**Task instructions:** In the entries below, find the lines with the word "this" and copy them.

**Dataset items:**

┌──

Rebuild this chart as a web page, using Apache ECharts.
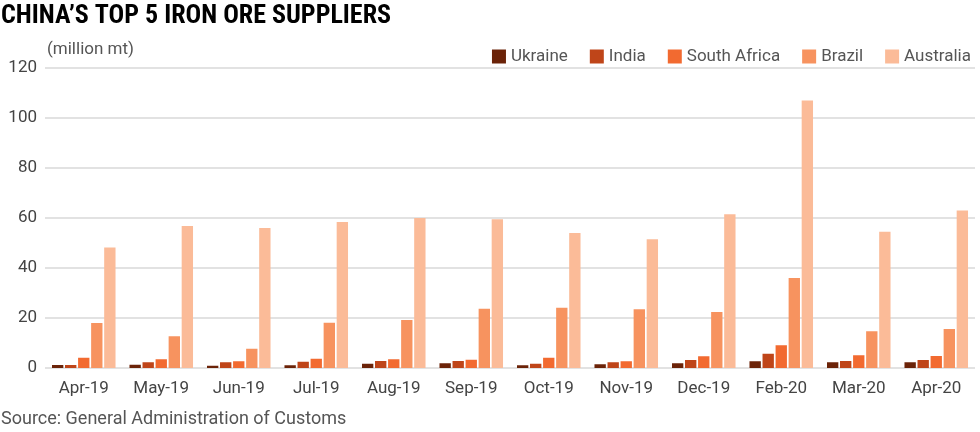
<!DOCTYPE html><html><head><meta charset="utf-8"><script src="https://cdn.jsdelivr.net/npm/echarts@6/dist/echarts.min.js"></script></head><body style="margin:0"><div id="c" style="width:980px;height:432px"></div><script>
const categories=['Apr-19','May-19','Jun-19','Jul-19','Aug-19','Sep-19','Oct-19','Nov-19','Dec-19','Feb-20','Mar-20','Apr-20'];
const ukraine=[1.2,1.3,0.9,1.1,1.7,1.9,1.1,1.5,1.9,2.7,2.3,2.3];
const india=[1.2,2.3,2.3,2.5,2.8,2.8,1.7,2.3,3.2,5.7,2.8,3.2];
const southAfrica=[4.1,3.5,2.7,3.7,3.5,3.3,4.1,2.7,4.7,9.1,5.1,4.8];
const brazil=[18,12.7,7.7,18.1,19.2,23.7,24.1,23.5,22.4,36,14.7,15.6];
const australia=[48.2,56.8,56,58.4,60,59.5,54,51.5,61.5,107,54.5,63];
const names=['Ukraine','India','South Africa','Brazil','Australia'];
const colors=['#6b2308','#bf4519','#f26a30','#f7935f','#fbbb98'];
const data=[ukraine,india,southAfrica,brazil,australia];
const ch=echarts.init(document.getElementById('c'));
const F='Roboto';
ch.setOption({
 textStyle:{fontFamily:F},
 graphic:[
  {type:'text',left:1,top:3,style:{text:'CHINA’S TOP 5 IRON ORE SUPPLIERS',font:'bold 26px "Roboto Condensed","Liberation Sans Narrow",Roboto',fill:'#000'}},
  {type:'text',left:47,top:41,style:{text:'(million mt)',font:'17px Roboto',fill:'#555'}},
  {type:'text',left:1,top:410,style:{text:'Source: General Administration of Customs',font:'18px Roboto',fill:'#555'}}
 ],
 legend:{right:4,top:43,itemWidth:14,itemHeight:14,itemGap:22,icon:'rect',textStyle:{fontSize:17,color:'#555',fontFamily:F},data:names},
 grid:{left:45,right:5,top:68,bottom:64},
 xAxis:{type:'category',data:categories,axisTick:{show:false},axisLine:{show:false},axisLabel:{fontSize:17,color:'#444',margin:12}},
 yAxis:{type:'value',min:0,max:120,interval:20,axisLabel:{fontSize:17,color:'#444',margin:8},splitLine:{lineStyle:{color:'#d9d9d9',width:1.5}}},
 series:data.map((d,i)=>({name:names[i],type:'bar',data:d,barGap:'15%',barCategoryGap:'18%',itemStyle:{color:colors[i]}}))
});
</script></body></html>
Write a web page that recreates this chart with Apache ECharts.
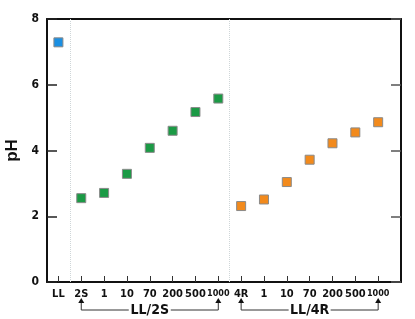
<!DOCTYPE html>
<html>
<head>
<meta charset="utf-8">
<script src="https://cdn.jsdelivr.net/npm/echarts@6/dist/echarts.min.js"></script>
<style>
  html, body { margin: 0; padding: 0; background: #fff; }
  #chart { width: 415px; height: 319px; }
</style>
</head>
<body>
<div id="chart"></div>
<script>
// categories along the x axis
var categories = ['LL', '2S', '1', '10', '70', '200', '500', '1000', '4R', '1', '10', '70', '200', '500', '1000'];
var yTicks = [0, 2, 4, 6, 8];
// pH values
var llValue = [7.29];
var ll2sValues = [2.55, 2.71, 3.29, 4.08, 4.60, 5.17, 5.58];
var ll4rValues = [2.31, 2.51, 3.04, 3.72, 4.22, 4.55, 4.86];
var groupLabels = ['LL/2S', 'LL/4R'];

var FONT = "'DejaVu Sans Condensed', 'Liberation Sans Narrow', 'Liberation Sans', Arial, sans-serif";

function toPoints(values, start) {
	var pts = [];
	for (var i = 0; i < values.length; i++) {
		pts.push([start + i, values[i]]);
	}
	return pts;
}

var tickIdx = [];
for (var i = 0; i < categories.length; i++) tickIdx.push(i);

var myChart = echarts.init(document.getElementById('chart'));

var markerStyle = function (color) {
	return {
		color: color,
		opacity: 1,
		borderColor: '#8a8a8a',
		borderWidth: 1
	};
};

myChart.setOption({
	animation: false,
	grid: { left: 47, right: 14, top: 19, bottom: 37, outerBoundsMode: 'none', containLabel: false },
	xAxis: [{
		type: 'value',
		min: -0.5,
		max: 15,
		splitLine: { show: false },
		axisLine: { onZero: false, lineStyle: { color: '#111', width: 2 } },
		axisTick: {
			inside: true, length: 6, customValues: tickIdx,
			lineStyle: { color: '#333', width: 1 }
		},
		axisLabel: {
			customValues: tickIdx,
			hideOverlap: false,
			showMinLabel: true,
			showMaxLabel: true,
			formatter: function (v) {
				var s = categories[Math.round(v)];
				// the long "1000" labels are squeezed in the original
				return s.length > 3 ? '{n|' + s + '}' : s;
			},
			rich: {
				n: { fontFamily: FONT, fontWeight: 'bold', fontSize: 9, color: '#111' }
			},
			color: '#111', fontFamily: FONT, fontWeight: 'bold', fontSize: 11, margin: 7
		}
	}, {
		type: 'value',
		position: 'top',
		min: -0.5,
		max: 15,
		splitLine: { show: false },
		axisLine: { show: true, onZero: false, lineStyle: { color: '#111', width: 2 } },
		axisTick: { show: false },
		axisLabel: { show: false }
	}],
	yAxis: [{
		type: 'value',
		min: 0,
		max: 8,
		interval: 2,
		name: 'pH',
		nameLocation: 'middle',
		nameRotate: 90,
		nameGap: 24,
		nameTextStyle: { fontFamily: 'Liberation Sans, Arial, sans-serif', fontWeight: 'bold', fontSize: 17, color: '#111' },
		splitLine: { show: false },
		axisLine: { show: true, onZero: false, lineStyle: { color: '#111', width: 2 } },
		axisTick: { show: true, inside: true, length: 10, lineStyle: { color: '#222', width: 1.5 } },
		axisLabel: {
			customValues: yTicks,
			color: '#111', fontFamily: FONT, fontWeight: 'bold', fontSize: 12, margin: 8
		}
	}, {
		type: 'value',
		position: 'right',
		min: 0,
		max: 8,
		interval: 2,
		splitLine: { show: false },
		axisLine: { show: true, onZero: false, lineStyle: { color: '#111', width: 2 } },
		axisTick: { show: true, inside: true, length: 10, lineStyle: { color: '#555', width: 1.5 } },
		axisLabel: { show: false }
	}],
	series: [{
		name: 'LL',
		type: 'scatter',
		symbol: 'rect',
		symbolSize: 9,
		itemStyle: markerStyle('#1b8fe2'),
		data: toPoints(llValue, 0),
		markLine: {
			silent: true,
			symbol: 'none',
			label: { show: false },
			lineStyle: { color: '#cfd6d8', type: 'dotted', width: 1 },
			data: [{ xAxis: 0.5 }, { xAxis: 7.5 }]
		}
	}, {
		name: 'LL/2S',
		type: 'scatter',
		symbol: 'rect',
		symbolSize: 9,
		itemStyle: markerStyle('#1b9a45'),
		data: toPoints(ll2sValues, 1)
	}, {
		name: 'LL/4R',
		type: 'scatter',
		symbol: 'rect',
		symbolSize: 9,
		itemStyle: markerStyle('#f28a1c'),
		data: toPoints(ll4rValues, 8)
	}]
});

// group brackets under the axis, placed from the axis scale
function bracket(startIdx, endIdx, label) {
	var a = myChart.convertToPixel({ xAxisIndex: 0, yAxisIndex: 0 }, [startIdx, 0]);
	var b = myChart.convertToPixel({ xAxisIndex: 0, yAxisIndex: 0 }, [endIdx, 0]);
	var tipY = a[1] + 16, lineY = a[1] + 28;
	var mid = (a[0] + b[0]) / 2;
	var half = 21;
	var ls = { stroke: '#333', lineWidth: 1 };
	var arrow = function (x) {
		return { type: 'polygon', shape: { points: [[x, tipY], [x - 3, tipY + 5], [x + 3, tipY + 5]] }, style: { fill: '#111' } };
	};
	return [
		{ type: 'polyline', shape: { points: [[a[0], tipY + 4], [a[0], lineY], [mid - half, lineY]] }, style: ls },
		{ type: 'polyline', shape: { points: [[mid + half, lineY], [b[0], lineY], [b[0], tipY + 4]] }, style: ls },
		arrow(a[0]),
		arrow(b[0]),
		{
			type: 'text', x: mid, y: lineY,
			style: {
				text: label, align: 'center', verticalAlign: 'middle',
				font: 'bold 14px ' + FONT, fill: '#111'
			}
		}
	];
}

myChart.setOption({
	graphic: bracket(1, 7, groupLabels[0]).concat(bracket(8, 14, groupLabels[1]))
});
</script>
</body>
</html>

└──

**Answer:**
Rebuild this chart as a web page, using Apache ECharts.
Write a web page that recreates this chart with Apache ECharts.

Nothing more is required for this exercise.